If they both agree on something, I probably ought to do it.
Here’s the hard part – for me and for you as an author.
The backstory bit, where we learn the MC and his friend are loan scammers… I like the idea of these guys coming from somewhere else and having a story to them that was more than just what happened to them in New Orleans. I like that they have girlfriends and children and were on a vacation and were basically bank robbers.
I don’t disagree with the comment that it’s probably too much for short story. I’m not known for being brief, but did I need all that?
Now, here’s the problem:
- If you read the story for the first time and it is without that section (the “bank robbing”), I don’t know that you would feel the story was missing anything.
- It’s equally likely that people who first read the story with the bad loan information in there, will feel that it’s a little thin without it.
That’s just poisoning the well.
They read the with the bad loan section in it, and if they liked the story overall, they’ll feel the bad loan section should stay. If they read the story with it in there and they don’t like that section, they’ll say it slows the story down.
Both are correct.
So how do you decide what to do?
You look at what’s appropriate for the genre.
Here, we have two conflicting ideas. First, it’s said this is too much information for a short story. Since that’s the “genre,” so to speak, then it should come out.
However, often a story broadcasts where it’s going before it gets there, and the reader can correctly guess the ending. That’s no fun. For that reason, a couple of “head fakes” can go into the story. The bit about the two children fighting was a small one, as was mentioning the possibility of the older child going out dancing and there being drugs in the clubs.
The bad loan part is kind of like that. It’s information to make the characters three dimensional, but it also could go away pretty easily. It’s pretty telly, almost an info dump, and it’s not technically relevant to the main story.
If it helped make the reader who always guesses the ending NOT be able to guess the ending, then it stays.
If it makes readers want to stop reading, then it goes.
What to do?
I vote to leave it in, but only because I have a 50-50 vote right now.

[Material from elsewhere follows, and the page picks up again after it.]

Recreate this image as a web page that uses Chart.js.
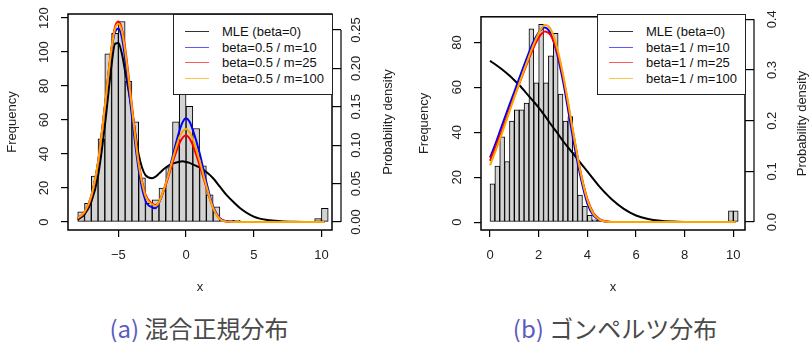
<!DOCTYPE html>
<html><head><meta charset="utf-8">
<script src="https://cdn.jsdelivr.net/npm/chart.js@4.4.1/dist/chart.umd.min.js"></script>
<style>
html,body{margin:0;padding:0;background:#fff;}
#wrap{position:relative;width:810px;height:342px;overflow:hidden;background:#fff;font-family:'Liberation Sans',Arial,sans-serif;}
.pane{position:absolute;top:0;width:405px;height:300px;}
.legend{position:absolute;border:1px solid #222;background:#fff;box-sizing:border-box;font-size:13px;color:#111;}
.legend .row{position:absolute;left:0;height:16px;line-height:16px;white-space:nowrap;}
.legend .sw{position:absolute;top:7px;height:0;border-top:1.5px solid;}
.legend .tx{position:absolute;top:0;}
.caption{position:absolute;top:315px;line-height:25px;font-family:'Noto Sans CJK JP',sans-serif;font-weight:400;font-size:24px;color:#4a4a4a;white-space:nowrap;transform:translateX(-50%);}
.caption .lab{color:#5a5abf;}
</style></head>
<body>
<div id="wrap">
  <div class="pane" style="left:0"><canvas id="ca" width="405" height="300"></canvas></div>
  <div class="pane" style="left:405px"><canvas id="cb" width="405" height="300"></canvas></div>
  <div class="legend" id="legA" style="left:173px;top:14px;width:160px;height:81px"></div>
  <div class="legend" id="legB" style="left:597px;top:14px;width:149px;height:81px"></div>
  <div class="caption" style="left:199px"><span class="lab">(a)</span> 混合正規分布</div>
  <div class="caption" style="left:615px"><span class="lab">(b)</span> ゴンペルツ分布</div>
</div>
<script>
// ---------- Panel (a): mixture of normals ----------
const binMidsA = [-7.75,-7.25,-6.75,-6.25,-5.75,-5.25,-4.75,-4.25,-3.75,-3.25,-2.75,-2.25,-1.75,-1.25,-0.75,-0.25,0.25,0.75,1.25,1.75,2.25,2.75,3.25,3.75,9.75,10.25];
const countsA  = [6,11,27,49,99,111,118,83,59,26,11,13,20,32,59,82,68,55,33,16,9,1,1,1,2,8];
const xCurveA  = [-8,-7.5,-7,-6.5,-6,-5.5,-5.25,-5,-4.75,-4.5,-4,-3.5,-3,-2.5,-2.25,-2,-1.5,-1,-0.5,-0.25,0,0.25,0.5,1,1.5,2,2.5,3,3.5,4,5,6,7,8,9,10.2];
const mleA     = [0.003,0.010,0.026,0.060,0.125,0.205,0.232,0.233,0.220,0.196,0.146,0.088,0.061,0.057,0.059,0.063,0.071,0.076,0.0785,0.079,0.078,0.077,0.075,0.071,0.065,0.057,0.046,0.035,0.026,0.018,0.007,0.0026,0.001,0.0003,0.0001,0];
const blueA    = [0.005,0.013,0.034,0.078,0.150,0.225,0.247,0.252,0.241,0.213,0.138,0.068,0.028,0.019,0.018,0.025,0.050,0.085,0.118,0.130,0.135,0.131,0.120,0.090,0.052,0.020,0.005,0.001,0.0002,0,0,0,0,0,0,0];
const redA     = [0.005,0.012,0.032,0.077,0.150,0.228,0.254,0.261,0.252,0.227,0.152,0.078,0.036,0.024,0.022,0.026,0.048,0.077,0.102,0.110,0.113,0.109,0.100,0.074,0.045,0.018,0.004,0.0005,0,0,0,0,0,0,0,0];
const orangeA  = [0.005,0.013,0.034,0.078,0.150,0.227,0.251,0.258,0.249,0.223,0.149,0.076,0.034,0.023,0.021,0.026,0.050,0.081,0.110,0.118,0.121,0.117,0.108,0.080,0.047,0.018,0.004,0.0005,0,0,0,0,0,0,0,0];
const xTicksA  = [-5,0,5,10];
const yTicksA  = [0,20,40,60,80,100,120];
const y2TicksA = [0,0.05,0.10,0.15,0.20,0.25];
const legendA  = ['MLE (beta=0)','beta=0.5 / m=10','beta=0.5 / m=25','beta=0.5 / m=100'];

// ---------- Panel (b): Gompertz ----------
const binMidsB = [0.1,0.3,0.5,0.7,0.9,1.1,1.3,1.5,1.7,1.9,2.1,2.3,2.5,2.7,2.9,3.1,3.3,3.5,3.7,3.9,4.1,4.3,4.5,9.9,10.1];
const countsB  = [17,25,38,27,45,50,50,53,86,62,88,62,74,84,57,45,47,31,12,7,3,1,1,5,5];
const xCurveB  = [0,0.25,0.5,0.75,1,1.25,1.5,1.75,2,2.25,2.5,2.75,3,3.25,3.5,3.75,4,4.25,4.5,4.75,5,5.5,6,6.5,7,7.5,8,9,10.1];
const mleB     = [0.318,0.310,0.301,0.291,0.280,0.268,0.254,0.240,0.226,0.210,0.193,0.177,0.160,0.145,0.130,0.115,0.100,0.085,0.070,0.057,0.045,0.026,0.013,0.006,0.0025,0.001,0.0004,0.0001,0];
const blueB    = [0.127,0.158,0.192,0.225,0.257,0.290,0.322,0.352,0.374,0.384,0.371,0.333,0.278,0.210,0.142,0.083,0.037,0.013,0.004,0.001,0,0,0,0,0,0,0,0,0];
const redB     = [0.121,0.150,0.182,0.215,0.248,0.279,0.310,0.340,0.364,0.376,0.368,0.338,0.288,0.222,0.155,0.093,0.046,0.018,0.006,0.0015,0,0,0,0,0,0,0,0,0];
const orangeB  = [0.112,0.143,0.176,0.211,0.246,0.280,0.313,0.345,0.372,0.389,0.380,0.345,0.292,0.225,0.155,0.092,0.044,0.016,0.005,0.001,0,0,0,0,0,0,0,0,0];
const xTicksB  = [0,2,4,6,8,10];
const yTicksB  = [0,20,40,60,80];
const y2TicksB = [0,0.1,0.2,0.3,0.4];
const legendB  = ['MLE (beta=0)','beta=1 / m=10','beta=1 / m=25','beta=1 / m=100'];

const lineColors = ['#000000','#0000ff','#ff0000','#ffa500'];
const legendSwatch = ['#333333','#5b5bff','#ff5b5b','#ffc04d'];
const FONT = {family:'Liberation Sans', size:13};
const TXT = '#222';

const rFrame = {
  id:'rFrame',
  afterDraw(chart, args, opts){
    const {ctx, chartArea:a, scales} = chart;
    ctx.save();
    ctx.strokeStyle = '#000'; ctx.lineWidth = 1.5;
    ctx.strokeRect(a.left, a.top, a.right-a.left, a.bottom-a.top);
    const y2 = scales.y2, t = y2.ticks;
    const xl = a.right + opts.axisGap;
    ctx.lineWidth = 1.2;
    ctx.beginPath();
    ctx.moveTo(xl, y2.getPixelForValue(t[0].value));
    ctx.lineTo(xl, y2.getPixelForValue(t[t.length-1].value));
    ctx.stroke();
    ctx.translate(a.right + opts.titleGap, (a.top+a.bottom)/2);
    ctx.rotate(-Math.PI/2);
    ctx.font = '13px "Liberation Sans"';
    ctx.fillStyle = TXT; ctx.textAlign='center'; ctx.textBaseline='middle';
    ctx.fillText(opts.title, 0, 0);
    ctx.restore();
  }
};

const minus = v => String(v).replace('-', '\u2212');

function build(id, p){
  const datasets = [{
    type:'bar', label:'hist',
    data: p.mids.map((m,i)=>({x:m, y:p.counts[i]})),
    backgroundColor:'#d3d3d3', borderColor:'#000', borderWidth:1, borderSkipped:false,
    barPercentage:1, categoryPercentage:1, grouped:false,
    xAxisID:'x', yAxisID:'y', order:10
  }];
  p.curves.forEach((c,k)=>{
    datasets.push({
      type:'line', label:p.labels[k],
      data: p.xc.map((x,i)=>({x:x, y:c[i]})),
      borderColor: lineColors[k], borderWidth:2, pointRadius:0, fill:false,
      cubicInterpolationMode:'monotone', xAxisID:'x', yAxisID:'y2', order:5-k
    });
  });
  const gridOpt = tl => ({display:true, drawOnChartArea:false, drawTicks:true, tickLength:tl, color:'#000', lineWidth:1.2, offset:false});
  return new Chart(document.getElementById(id), {
    type:'bar',
    data:{datasets},
    options:{
      responsive:false, animation:false, devicePixelRatio:1,
      layout:{padding:{top:14,left:0,right:0,bottom:0}},
      plugins:{legend:{display:false}, tooltip:{enabled:false},
        rFrame:{axisGap:9, titleGap:p.titleGap, title:'Probability density'}},
      scales:{
        x:{type:'linear', position:'bottom', min:p.xmin, max:p.xmax, offset:false,
          grid:gridOpt(7), border:{display:false},
          ticks:{autoSkip:false, maxRotation:0, minRotation:0, includeBounds:false, padding:11, color:TXT, font:FONT, callback:minus},
          afterBuildTicks:s=>{ s.ticks = p.xt.map(v=>({value:v})); },
          afterFit:s=>{ s.height = 70; },
          title:{display:true, text:'x', color:TXT, font:FONT, padding:{top:0,bottom:5}}
        },
        y:{type:'linear', position:'left', min:p.ymin, max:p.ymax,
          grid:gridOpt(7), border:{display:false},
          ticks:{autoSkip:false, minRotation:90, maxRotation:90, crossAlign:'center', padding:p.ypad, color:TXT, font:FONT},
          afterBuildTicks:s=>{ s.ticks = p.yt.map(v=>({value:v})); },
          afterFit:s=>{ s.width = p.left; },
          title:{display:true, text:'Frequency', color:TXT, font:FONT, padding:{top:p.ytitle,bottom:0}}
        },
        y2:{type:'linear', position:'right', min:p.y2min, max:p.y2max,
          grid:gridOpt(9), border:{display:false},
          ticks:{autoSkip:false, minRotation:90, maxRotation:90, crossAlign:'center', padding:p.y2pad, color:TXT, font:FONT,
            callback:v=>v.toFixed(p.dec)},
          afterBuildTicks:s=>{ s.ticks = p.y2t.map(v=>({value:v})); },
          afterFit:s=>{ s.width = p.rightW; }
        }
      }
    },
    plugins:[rFrame]
  });
}

function legend(elId, labels){
  const el = document.getElementById(elId);
  const tops = [9,25,40,56];
  labels.forEach((t,k)=>{
    const r = document.createElement('div');
    r.className='row'; r.style.top = tops[k]+'px'; r.style.width='100%';
    const sw = document.createElement('div');
    sw.className='sw'; sw.style.left='11px'; sw.style.width='24px'; sw.style.borderTopColor = legendSwatch[k];
    const tx = document.createElement('div');
    tx.className='tx'; tx.style.left='48px'; tx.textContent = t;
    r.appendChild(sw); r.appendChild(tx); el.appendChild(r);
  });
}

build('ca', {mids:binMidsA, counts:countsA, xc:xCurveA, curves:[mleA,blueA,redA,orangeA], labels:legendA,
  xmin:-8.72, xmax:10.78, ymin:-4.7, ymax:122.4, y2min:-0.0104, y2max:0.2708,
  xt:xTicksA, yt:yTicksA, y2t:y2TicksA, dec:2, left:68, rightW:73, ypad:6, y2pad:3, ytitle:5, titleGap:56});
build('cb', {mids:binMidsB, counts:countsB, xc:xCurveB, curves:[mleB,blueB,redB,orangeB], labels:legendB,
  xmin:-0.37, xmax:10.48, ymin:-3.5, ymax:91.4, y2min:-0.0156, y2max:0.405,
  xt:xTicksB, yt:yTicksB, y2t:y2TicksB, dec:1, left:76, rightW:65, ypad:9, y2pad:9, ytitle:12, titleGap:57});
legend('legA', legendA);
legend('legB', legendB);
</script>
</body></html>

If a bunch of readers of this blog all say to take it out, it’s gone. I aim to please. I’m a bit too close to the story to be objective, so I defer to the will of the people. I’m secure in the knowledge that I wrote a good short story that, with or without that section, is a good read.
The other suggestions about tweaking the information about the little sister and the babysitter, that has merit, too. The kids are only relevant so that you know they are real people who are young and, for the most part, are innocent. So that should help the surprise at the end.
It was a great suggestion by the second critique partner to add more emotion to the main character once he finds out he’s been ambushed.
Normally I would do that. I might have figured that out without her input, but I’m not sure.
What I was going for there was, once the surprise is happening, I wanted the ending to come quickly so that it heightened the surprise. I didn’t want to drag it out. That’s a style thing and it might not have been the right decision. Again, if a bunch of readers feel it lacked emotion at the end, I’ll add it!
Ultimately, little bits of information here and there should help make a story three dimensional without slowing it down.
The biggest goal for me was to set up a macabre story and have a surprise ending.
I don’t think a lot of people saw that coming. Mission accomplished.